Habe damit X neu gestartet. Mein interner Monitor hat das selbe angezeigt wie vorher, und auf dem zweiten war auch ein zweiter Desktop. Wenn ich mit der Maus an den rechten Rand des ersten Monitors ranbin, habe ich die Hälfte des Mauszeigers auf dem zweiten Screen sehen können - aber mehr nicht. Ich konnte meine Maus nicht auf den zweiten Screen ganz rüber bringen, und auch keine Fenster dahin verschieben oder sonst irgendwie auf den zweiten wechseln. Er zeigte einfach nen Desktop mit KDE-Standardkonfig (also auch ne zweite Taskleiste, anders konfiguriert als die auf dem ersten Screen, usw.).

Da dachte ich mir, ok, ohne das xinerama useflag wird's wohl nicht gehen. Also das flag global aktiviert, einen Riesenhaufen Pakete neu kompiliert (KDE, Xgl, andere WMs, war einiges).

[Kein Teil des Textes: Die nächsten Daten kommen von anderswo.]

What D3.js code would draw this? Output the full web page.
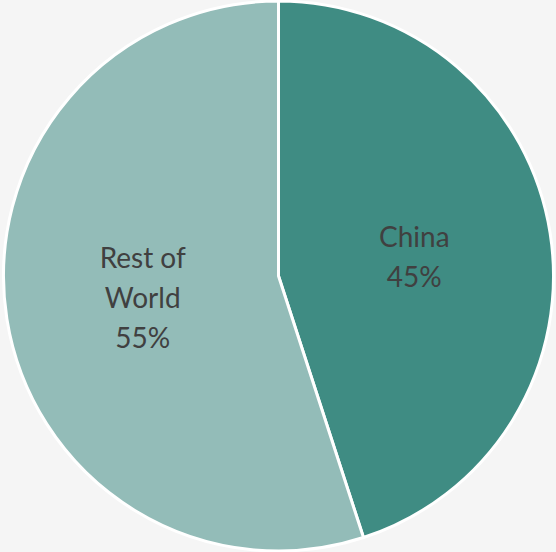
<!DOCTYPE html>
<html>
<head>
<meta charset="utf-8">
<script src="https://cdn.jsdelivr.net/npm/d3@7"></script>
<style>
  html, body { margin: 0; padding: 0; background: #f5f5f5; }
  svg { display: block; }
</style>
</head>
<body>
<svg id="chart" width="556" height="552"></svg>
<script>
// Share of total by region
const categories = ["China", "Rest of World"];
const values = [45, 55];
const labelLines = [["China", "45%"], ["Rest of", "World", "55%"]];
const colors = ["#3f8c83", "#93bcb8"];

const svg = d3.select("#chart");
const cx = 278.5, cy = 276, r = 275;

const pie = d3.pie().sort(null).value(d => d)(values);
const arc = d3.arc().innerRadius(0).outerRadius(r);

const g = svg.append("g").attr("transform", `translate(${cx},${cy})`);

g.selectAll("path")
  .data(pie)
  .join("path")
  .attr("d", arc)
  .attr("fill", (d, i) => colors[i])
  .attr("stroke", "#ffffff")
  .attr("stroke-width", 3)
  .attr("stroke-linejoin", "round");

// Labels placed at a fraction of the radius along each slice's mid angle
const labelArc = d3.arc().innerRadius(r * 0.5).outerRadius(r * 0.5);
const lineH = 40;

pie.forEach((d, i) => {
  const [lx, ly] = labelArc.centroid(d);
  const lines = labelLines[i];
  const t = g.append("text")
    .attr("text-anchor", "middle")
    .attr("font-family", "Lato, 'Open Sans', sans-serif")
    .attr("font-size", 28)
    .attr("fill", "#404040");
  lines.forEach((s, k) => {
    t.append("tspan")
      .attr("x", lx)
      .attr("y", ly + (k - (lines.length - 1) / 2) * lineH + (i === 0 ? 3 : 1))
      .attr("dy", "0.35em")
      .text(s);
  });
});
</script>
</body>
</html>
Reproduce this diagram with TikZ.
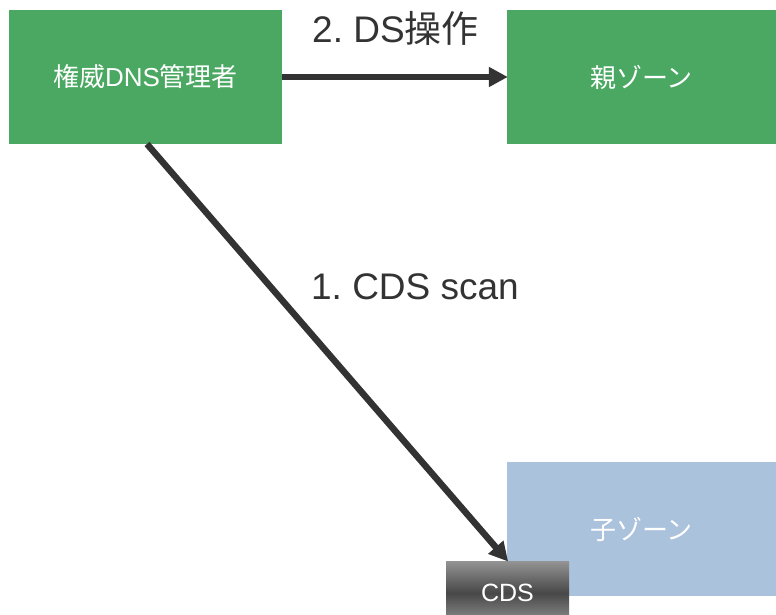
\documentclass[tikz,border=0pt]{standalone}
\usepackage{fontspec}
\setmainfont{Liberation Sans}
\newfontfamily\cjk{Noto Sans CJK JP}
\usetikzlibrary{arrows.meta}
\frenchspacing
\definecolor{boxgreen}{HTML}{4BA862}
\definecolor{boxblue}{HTML}{ABC2DD}
\definecolor{arrowgray}{HTML}{333333}
\tikzset{
  greenbox/.style={fill=boxgreen, draw=none, text=white, inner sep=0pt, font=\fontsize{26}{30}\selectfont},
  bluebox/.style={fill=boxblue, draw=none, text=white, inner sep=0pt, font=\fontsize{26}{30}\selectfont},
  cdsbox/.style={draw=none, top color=black!42, bottom color=black!42, middle color=black!72, text=white, inner sep=0pt, font=\fontsize{25}{28}\selectfont},
  conn/.style={draw=arrowgray, line width=6.5pt, -{Triangle[length=19pt,width=19pt]}, shorten >=-1pt},
  lbl/.style={text=arrowgray, anchor=base, inner sep=0pt, font=\fontsize{37}{42}\selectfont}
}
\begin{document}
\begin{tikzpicture}[x=1pt,y=-1pt]
\clip (0,0) rectangle (776,615);
\fill[white] (0,0) rectangle (776,615);
\node[greenbox, minimum width=273pt, minimum height=134pt] (mgr) at (145.5,77) {\raisebox{-2.5pt}{{\cjk 権威}DNS{\cjk 管理者}}};
\node[greenbox, minimum width=269pt, minimum height=134pt] (parent) at (641.5,77) {\raisebox{-2.5pt}{\cjk 親ゾーン}};
\node[bluebox, minimum width=269pt, minimum height=134pt] (child) at (641.5,529) {\raisebox{-2.5pt}{\cjk 子ゾーン}};
\node[cdsbox, minimum width=123pt, minimum height=64pt] (cds) at (507.5,593) {\raisebox{-1.5pt}{CDS}};
\draw[conn] (mgr.east) -- (parent.west);
\draw[conn] (147,144) -- (cds.north);
\node[lbl] (l2) at (395.5,43) {2. DS{\cjk 操作}};
\node[lbl] (l1) at (415,299) {1. CDS scan};
\end{tikzpicture}
\end{document}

Voller Hoffnung danach wieder neu gestartet, aber Pustekuchen. Erster Screen normal, zweiter nur blau mit einem Mülleimer drauf (diesmal ohne zweite Kicker Leiste). Effekt wieder der selbe: Ich kann den Mauszeiger am Rand sehen, aber mehr nicht. Ich komme nicht auf den zweiten Screen und kann ihn auf keine Art und Weise nutzen...

Da fiel mir auf dass in der xorg.conf Xinerama noch nicht aktiviert war. Also hab ich es aktiviert in den Serverflags, und wieder neu gestartet.

Da wollte dann nicht mal mehr der KDM starten. X selbst startet mit schwarzem Hintergrund, Mauszeiger kommt und wird zur Sanduhr, aber KDM startet nicht und bringt dummerweise auch keine Fehlermeldung.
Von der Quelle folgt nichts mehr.